Difficultés financières et acquisition
Dans la ville la plus peuplée de Seine-Saint-Denis, on craint de « payer l’addition », alors que les difficultés financières de Pierrefitte-sur-Seine sont avancées comme justification. « Toutes les communes sont en proie à des difficultés et désormais la solution serait leur disparition ? Ça reste pourtant la dernière instance politique qui continue d’avoir un peu de reconnaissance des citoyens », interrogeait le député quelques heures plus tôt à l’occasion d’une conférence de presse.
« Où Saint-Denis va-t-il trouver l’argent ? », abondait Pascal Kouppe, conseiller municipal d’opposition (UDI) à Pierrefitte. Mathieu Hanotin promet : les impôts n’augmenteront pas. “Je n’ai jamais vu deux villes pauvres devenir une ville riche”, a sanctionné l’élu d’opposition Farid Aïd, dénonçant une “fusion aux forceps, sans légitimité” lors du conseil municipal de Pierrefitte.
Côté Pierrefitte, on redoute une « fusion acquisition, une sorte d’OPA ». “On peine à trouver les motivations usuelles. Est-ce qu’on ne va pas simplement devenir un quartier délaissé de Saint-Denis ?”, a interrogé Romain Potel, conseiller municipal d’opposition. « Je veux lutter contre ceux qui évoquent une forme d’annexion.

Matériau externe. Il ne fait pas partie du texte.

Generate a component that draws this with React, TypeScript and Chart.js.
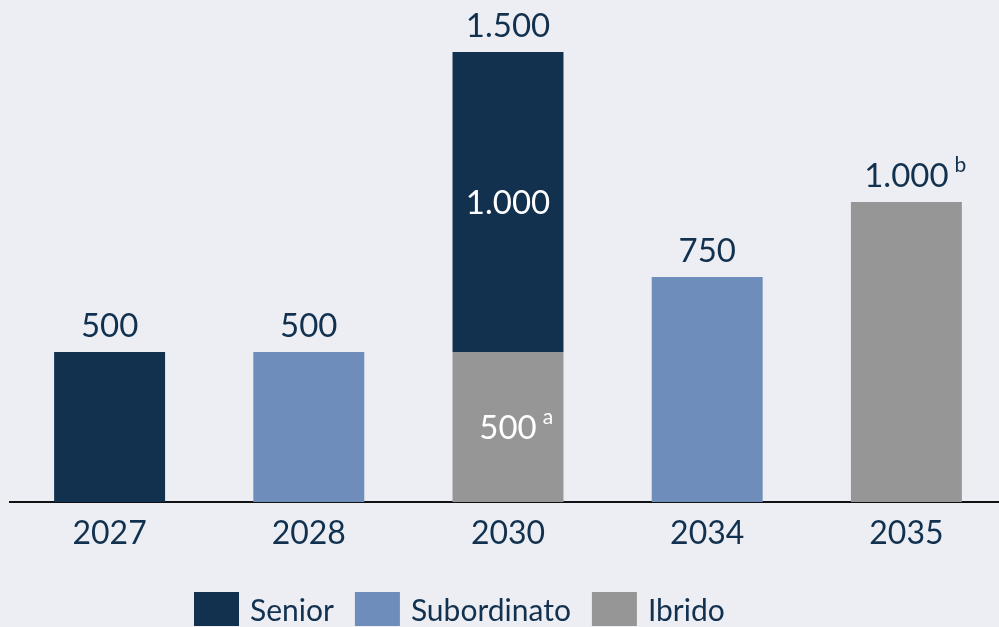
import React, { useEffect, useRef } from 'react';
import { Chart, registerables } from 'chart.js';

Chart.register(...registerables);

// ---- data ----
const categories = ['2027', '2028', '2030', '2034', '2035'];
const seriesLabels = ['Senior', 'Subordinato', 'Ibrido'];
const senior = [500, null, 1000, null, null];
const subordinato = [null, 500, null, 750, null];
const ibrido = [null, null, 500, null, 1000];
const seniorNotes = ['', '', '', '', ''];
const subordinatoNotes = ['', '', '', '', ''];
const ibridoNotes = ['', '', 'a', '', 'b'];

// ---- style ----
const BG = '#EDEEF3';
const NAVY = '#12314F';
const BLUE = '#6E8DBA';
const GRAY = '#969696';
const FONT = 'Lato, "Open Sans", sans-serif';

const fmt = (v: number) => String(v).replace(/\B(?=(\d{3})+(?!\d))/g, '.');

const bgPlugin = {
  id: 'bgFill',
  beforeDraw(chart: any) {
    const { ctx, width, height } = chart;
    ctx.save();
    ctx.fillStyle = BG;
    ctx.fillRect(0, 0, width, height);
    ctx.restore();
  },
};

function drawLabel(ctx: any, text: string, note: string, x: number, baseline: number, color: string) {
  ctx.fillStyle = color;
  ctx.font = `33px ${FONT}`;
  ctx.textAlign = 'center';
  ctx.textBaseline = 'alphabetic';
  ctx.fillText(text, x, baseline);
  if (note) {
    const w = ctx.measureText(text).width;
    ctx.font = `21px ${FONT}`;
    ctx.textAlign = 'left';
    ctx.fillText(note, x + w / 2 + 6, baseline - 15);
  }
}

const labelPlugin = {
  id: 'valueLabels',
  afterDatasetsDraw(chart: any) {
    const { ctx } = chart;
    const notes = [seniorNotes, subordinatoNotes, ibridoNotes];
    const metas = chart.getSortedVisibleDatasetMetas();
    ctx.save();
    categories.forEach((_, i) => {
      const segs: any[] = [];
      metas.forEach((meta: any) => {
        const v = chart.data.datasets[meta.index].data[i];
        if (v === null || v === undefined) return;
        const el = meta.data[i];
        const p = el.getProps(['x', 'y', 'base'], true);
        segs.push({ v, note: notes[meta.index][i], ...p });
      });
      if (!segs.length) return;
      const top = segs.reduce((a, b) => (b.y < a.y ? b : a));
      const total = segs.reduce((s, g) => s + g.v, 0);
      if (segs.length === 1) {
        drawLabel(ctx, fmt(total), segs[0].note, top.x, top.y - 15, NAVY);
      } else {
        segs.forEach((g) => {
          const cy = (g.y + g.base) / 2;
          drawLabel(ctx, fmt(g.v), g.note, g.x, cy + 11.8, '#FFFFFF');
        });
        drawLabel(ctx, fmt(total), '', top.x, top.y - 15, NAVY);
      }
    });
    ctx.restore();
  },
};

const legendPlugin = {
  id: 'customLegend',
  afterDraw(chart: any) {
    const { ctx } = chart;
    const colors = [NAVY, BLUE, GRAY];
    let x = 194;
    const boxTop = 592;
    const boxW = 45;
    const boxH = 34;
    const baseline = 621;
    ctx.save();
    ctx.font = `30px ${FONT}`;
    ctx.textBaseline = 'alphabetic';
    ctx.textAlign = 'left';
    seriesLabels.forEach((label, k) => {
      ctx.fillStyle = colors[k];
      ctx.fillRect(x, boxTop, boxW, boxH);
      ctx.fillStyle = NAVY;
      const tx = x + boxW + 11;
      ctx.fillText(label, tx, baseline);
      x = tx + ctx.measureText(label).width + 21;
    });
    ctx.restore();
  },
};

export default function App() {
  const ref = useRef<HTMLCanvasElement>(null);
  useEffect(() => {
    document.body.style.margin = '0';
    document.body.style.background = BG;
    const chart = new Chart(ref.current as HTMLCanvasElement, {
      type: 'bar',
      data: {
        labels: categories,
        datasets: [
          { label: seriesLabels[0], data: senior, backgroundColor: NAVY, order: 1 },
          { label: seriesLabels[1], data: subordinato, backgroundColor: BLUE, order: 1 },
          { label: seriesLabels[2], data: ibrido, backgroundColor: GRAY, order: 0 },
        ],
      },
      options: {
        animation: false,
        responsive: false,
        maintainAspectRatio: false,
        layout: { padding: { left: 10, right: 0, top: 22, bottom: 0 } },
        plugins: { legend: { display: false }, tooltip: { enabled: false } },
        datasets: { bar: { categoryPercentage: 1, barPercentage: 0.557 } },
        scales: {
          x: {
            stacked: true,
            grid: { display: false, drawTicks: false },
            border: { display: true, color: '#111111', width: 2 },
            ticks: { color: NAVY, font: { family: FONT, size: 32 }, padding: 12 },
            afterFit: (s: any) => {
              s.height = 125;
            },
          },
          y: { stacked: true, display: false, min: 0, max: 1600 },
        },
      } as any,
      plugins: [bgPlugin, labelPlugin, legendPlugin],
    });
    return () => chart.destroy();
  }, []);

  return (
    <div
      style={{
        position: 'fixed',
        left: 0,
        top: 0,
        width: 999,
        height: 627,
        overflow: 'hidden',
        background: BG,
      }}
    >
      <canvas ref={ref} width={1006} height={627} style={{ width: 1006, height: 627, display: 'block' }} />
    </div>
  );
}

C’est évidemment une volonté partagée », a rétorqué à Saint-Denis Mathieu Hanotin.
Un millier de signatures contre
En ligne, une pétition contre ce mariage arrangé regroupait jeudi 20 avril plus de 990 signatures. Quelques minutes avant la tenue des conseils, des dizaines de personnes s’étaient rassemblées pour protester sous les fenêtres des mairies.
Sur le parvis de la basilique, Véronique, « habitante et née à Saint-Denis », tique plus sur la forme que le fond. « On ne sait pas si c’est une bonne chose ou non, mais on a le sentiment que c’est une décision qu’il a prise tout seul. On est mis devant le fait accompli. Il faudrait au moins qu’il présente les arguments. On a envie d’être des citoyens. »
Au milieu de la foule silencieuse, une casserole, clin d’œil à la mobilisation contre la réforme des retraites. Plus tard, dans l’enceinte de la mairie, trois femmes scanderont « Macron, Hanotin, même combat ! » avant d’être expulsées du conseil municipal.
À ceux qui réclament la tenue d’un référendum pour trancher la question, l’édile répond « 2026 » :
En 2026, les électeurs auront à nouveau à s’exprimer pour juger un bilan d’action et cette existence. La véritable consultation démocratique, ce sont les élections municipales.
Vote définitif en 2024
À l’issue de plus de 2 heures de débat, le vœu a finalement été adopté avec 10 voix contre à Pierrefitte tout comme Saint-Denis. À Pierrefitte-sur-Seine, les élus écologistes ont préféré s’abstenir face à un “nombre trop important de facteurs non encore évalués, comme le coût financier de l’opération”. Conseils municipaux miroirs, les amendements de l’opposition ont été aussi bien rejetés à Pierrefitte qu’à Saint-Denis, tout comme la demande de procéder à un vote à bulletins secrets.
“Il y a désormais deux camps, mais je suis convaincu que cette fusion se fait pour le bien des habitants”, a conclu Michel Fourcade promettant de nombreuses consultations avant la mise en place du projet prévu pour janvier 2025. Pour l’élu socialiste, elle signe “un nouveau départ”. “Nous n’allons pas brader Pierrefitte, nous allons co-construire. La mairie de Pierrefitte restera la porte d’entrée des habitants.” Le vote définitif interviendra en 2024, à l’issue des concertations entre les deux villes.